§ Exercise instructions: In the lines below, output everything from the first line through the line containing "0.727, 0.771, 0.805, 0.839, 0.873, 0.904]" exactly as it is. Pictures are not part of the output.

§ Provided data:
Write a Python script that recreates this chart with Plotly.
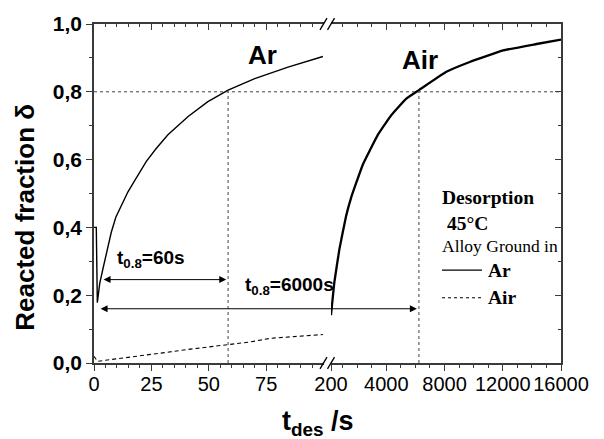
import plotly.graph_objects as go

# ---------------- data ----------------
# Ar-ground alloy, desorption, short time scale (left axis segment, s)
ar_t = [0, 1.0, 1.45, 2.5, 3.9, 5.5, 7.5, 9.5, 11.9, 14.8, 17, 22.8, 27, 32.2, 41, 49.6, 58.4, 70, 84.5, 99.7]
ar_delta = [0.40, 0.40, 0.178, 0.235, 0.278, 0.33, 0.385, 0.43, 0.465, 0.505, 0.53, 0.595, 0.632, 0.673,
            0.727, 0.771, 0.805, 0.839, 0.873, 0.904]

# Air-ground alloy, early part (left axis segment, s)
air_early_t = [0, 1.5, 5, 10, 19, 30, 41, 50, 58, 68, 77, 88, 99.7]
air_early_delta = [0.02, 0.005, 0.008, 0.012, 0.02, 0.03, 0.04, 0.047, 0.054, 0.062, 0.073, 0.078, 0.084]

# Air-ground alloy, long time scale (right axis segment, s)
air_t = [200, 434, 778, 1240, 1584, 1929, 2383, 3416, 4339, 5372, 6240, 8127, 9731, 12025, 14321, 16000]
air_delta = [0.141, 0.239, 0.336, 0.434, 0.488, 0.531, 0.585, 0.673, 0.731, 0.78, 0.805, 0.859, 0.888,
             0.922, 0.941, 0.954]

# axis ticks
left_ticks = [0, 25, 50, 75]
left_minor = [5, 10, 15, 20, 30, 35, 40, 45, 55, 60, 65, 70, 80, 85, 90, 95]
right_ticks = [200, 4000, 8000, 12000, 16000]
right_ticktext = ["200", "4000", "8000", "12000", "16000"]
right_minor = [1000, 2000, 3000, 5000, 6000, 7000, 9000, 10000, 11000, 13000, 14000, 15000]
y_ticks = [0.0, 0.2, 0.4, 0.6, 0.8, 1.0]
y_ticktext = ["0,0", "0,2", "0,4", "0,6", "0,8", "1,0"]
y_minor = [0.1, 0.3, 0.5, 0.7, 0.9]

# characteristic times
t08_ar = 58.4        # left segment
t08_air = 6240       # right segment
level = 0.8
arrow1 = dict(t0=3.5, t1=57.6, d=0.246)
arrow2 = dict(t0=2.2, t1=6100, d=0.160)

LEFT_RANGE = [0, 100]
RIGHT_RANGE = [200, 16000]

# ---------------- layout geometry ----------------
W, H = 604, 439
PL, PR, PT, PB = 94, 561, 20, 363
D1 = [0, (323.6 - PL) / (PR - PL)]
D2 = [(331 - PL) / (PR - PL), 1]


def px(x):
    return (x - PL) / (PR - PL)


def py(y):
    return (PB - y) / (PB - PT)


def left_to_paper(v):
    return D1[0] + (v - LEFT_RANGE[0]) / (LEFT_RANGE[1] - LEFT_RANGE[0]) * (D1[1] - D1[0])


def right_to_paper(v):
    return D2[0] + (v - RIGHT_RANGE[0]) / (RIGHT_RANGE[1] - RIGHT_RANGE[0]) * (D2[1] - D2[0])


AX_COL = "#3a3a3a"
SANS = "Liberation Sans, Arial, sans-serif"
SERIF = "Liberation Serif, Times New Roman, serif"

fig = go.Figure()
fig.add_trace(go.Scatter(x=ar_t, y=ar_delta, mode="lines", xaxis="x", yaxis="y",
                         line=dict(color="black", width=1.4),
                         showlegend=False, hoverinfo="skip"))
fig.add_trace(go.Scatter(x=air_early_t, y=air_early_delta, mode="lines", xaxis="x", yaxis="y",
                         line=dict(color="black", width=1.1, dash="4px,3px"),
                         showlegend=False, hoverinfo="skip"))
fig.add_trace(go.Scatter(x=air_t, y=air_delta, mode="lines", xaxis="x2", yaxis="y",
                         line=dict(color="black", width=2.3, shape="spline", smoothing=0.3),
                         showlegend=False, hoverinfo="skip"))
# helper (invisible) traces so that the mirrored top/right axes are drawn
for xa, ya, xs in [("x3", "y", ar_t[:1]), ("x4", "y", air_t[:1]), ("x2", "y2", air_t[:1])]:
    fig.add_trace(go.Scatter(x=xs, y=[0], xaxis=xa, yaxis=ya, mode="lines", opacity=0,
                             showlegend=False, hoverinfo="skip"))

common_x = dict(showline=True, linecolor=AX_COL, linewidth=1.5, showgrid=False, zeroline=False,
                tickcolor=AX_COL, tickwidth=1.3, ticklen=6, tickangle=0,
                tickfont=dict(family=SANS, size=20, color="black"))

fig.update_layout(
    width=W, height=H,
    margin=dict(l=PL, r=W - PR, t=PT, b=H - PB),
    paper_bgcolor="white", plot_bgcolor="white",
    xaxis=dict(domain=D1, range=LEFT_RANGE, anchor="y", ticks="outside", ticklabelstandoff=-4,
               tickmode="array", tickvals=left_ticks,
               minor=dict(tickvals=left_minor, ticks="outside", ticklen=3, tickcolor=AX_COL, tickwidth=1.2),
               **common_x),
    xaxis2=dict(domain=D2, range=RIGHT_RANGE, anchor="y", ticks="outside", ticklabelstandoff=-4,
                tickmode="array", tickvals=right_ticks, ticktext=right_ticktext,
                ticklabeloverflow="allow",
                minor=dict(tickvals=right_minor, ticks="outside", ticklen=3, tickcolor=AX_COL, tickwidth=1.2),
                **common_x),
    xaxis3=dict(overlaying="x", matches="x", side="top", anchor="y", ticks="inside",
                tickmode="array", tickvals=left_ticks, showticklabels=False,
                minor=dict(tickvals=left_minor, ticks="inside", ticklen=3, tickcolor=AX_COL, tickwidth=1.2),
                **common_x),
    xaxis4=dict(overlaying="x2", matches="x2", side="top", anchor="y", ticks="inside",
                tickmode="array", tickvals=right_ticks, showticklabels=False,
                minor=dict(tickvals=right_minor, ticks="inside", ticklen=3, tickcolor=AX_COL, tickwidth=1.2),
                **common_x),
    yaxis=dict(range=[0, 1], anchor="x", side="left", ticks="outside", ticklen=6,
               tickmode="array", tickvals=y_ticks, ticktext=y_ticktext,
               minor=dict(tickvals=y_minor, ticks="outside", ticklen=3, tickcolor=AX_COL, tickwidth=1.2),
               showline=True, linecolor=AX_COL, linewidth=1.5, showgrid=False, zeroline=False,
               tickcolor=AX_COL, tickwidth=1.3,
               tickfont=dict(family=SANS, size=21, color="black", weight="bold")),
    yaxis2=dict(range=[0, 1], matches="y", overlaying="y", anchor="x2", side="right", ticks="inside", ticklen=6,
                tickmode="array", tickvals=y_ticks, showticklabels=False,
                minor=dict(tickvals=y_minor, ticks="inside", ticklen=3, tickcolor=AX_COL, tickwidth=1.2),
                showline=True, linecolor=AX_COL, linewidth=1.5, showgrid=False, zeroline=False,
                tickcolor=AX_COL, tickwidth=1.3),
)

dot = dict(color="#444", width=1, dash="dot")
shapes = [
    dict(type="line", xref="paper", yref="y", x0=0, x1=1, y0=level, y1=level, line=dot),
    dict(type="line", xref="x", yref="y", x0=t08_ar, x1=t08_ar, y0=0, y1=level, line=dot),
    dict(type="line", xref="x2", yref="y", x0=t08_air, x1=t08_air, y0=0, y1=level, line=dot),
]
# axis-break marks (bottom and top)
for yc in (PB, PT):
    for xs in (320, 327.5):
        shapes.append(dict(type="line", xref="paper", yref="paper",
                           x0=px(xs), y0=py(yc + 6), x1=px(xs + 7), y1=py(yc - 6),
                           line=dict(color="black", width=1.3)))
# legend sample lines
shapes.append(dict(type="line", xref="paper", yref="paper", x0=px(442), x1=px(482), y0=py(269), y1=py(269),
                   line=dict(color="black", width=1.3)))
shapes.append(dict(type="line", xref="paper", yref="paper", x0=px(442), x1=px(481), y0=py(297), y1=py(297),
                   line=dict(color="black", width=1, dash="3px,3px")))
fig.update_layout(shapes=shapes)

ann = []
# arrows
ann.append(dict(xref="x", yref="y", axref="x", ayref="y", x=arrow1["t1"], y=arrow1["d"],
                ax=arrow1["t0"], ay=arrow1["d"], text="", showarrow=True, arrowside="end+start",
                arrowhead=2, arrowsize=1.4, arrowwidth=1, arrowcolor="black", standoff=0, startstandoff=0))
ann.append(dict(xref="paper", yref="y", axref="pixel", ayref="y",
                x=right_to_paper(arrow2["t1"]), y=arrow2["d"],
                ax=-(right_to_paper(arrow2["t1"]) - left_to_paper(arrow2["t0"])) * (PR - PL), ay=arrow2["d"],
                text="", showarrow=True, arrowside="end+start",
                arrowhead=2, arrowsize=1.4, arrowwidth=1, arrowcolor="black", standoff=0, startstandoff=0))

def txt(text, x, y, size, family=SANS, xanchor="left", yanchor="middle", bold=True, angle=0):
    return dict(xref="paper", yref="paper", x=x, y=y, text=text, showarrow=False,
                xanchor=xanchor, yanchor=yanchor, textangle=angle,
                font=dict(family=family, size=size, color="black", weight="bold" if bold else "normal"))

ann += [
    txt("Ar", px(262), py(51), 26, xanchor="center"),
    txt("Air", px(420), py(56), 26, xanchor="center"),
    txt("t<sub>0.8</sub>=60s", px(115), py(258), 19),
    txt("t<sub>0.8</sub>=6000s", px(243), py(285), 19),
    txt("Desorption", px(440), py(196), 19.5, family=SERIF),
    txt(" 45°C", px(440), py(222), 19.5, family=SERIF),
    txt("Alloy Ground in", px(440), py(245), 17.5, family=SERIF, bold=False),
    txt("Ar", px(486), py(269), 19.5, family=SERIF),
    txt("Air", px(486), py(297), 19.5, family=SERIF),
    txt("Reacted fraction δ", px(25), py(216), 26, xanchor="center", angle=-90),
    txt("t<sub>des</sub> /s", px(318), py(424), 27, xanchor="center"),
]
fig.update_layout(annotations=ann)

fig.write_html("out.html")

§ Written response:
Write a Python script that recreates this chart with Plotly.
import plotly.graph_objects as go

# ---------------- data ----------------
# Ar-ground alloy, desorption, short time scale (left axis segment, s)
ar_t = [0, 1.0, 1.45, 2.5, 3.9, 5.5, 7.5, 9.5, 11.9, 14.8, 17, 22.8, 27, 32.2, 41, 49.6, 58.4, 70, 84.5, 99.7]
ar_delta = [0.40, 0.40, 0.178, 0.235, 0.278, 0.33, 0.385, 0.43, 0.465, 0.505, 0.53, 0.595, 0.632, 0.673,
            0.727, 0.771, 0.805, 0.839, 0.873, 0.904]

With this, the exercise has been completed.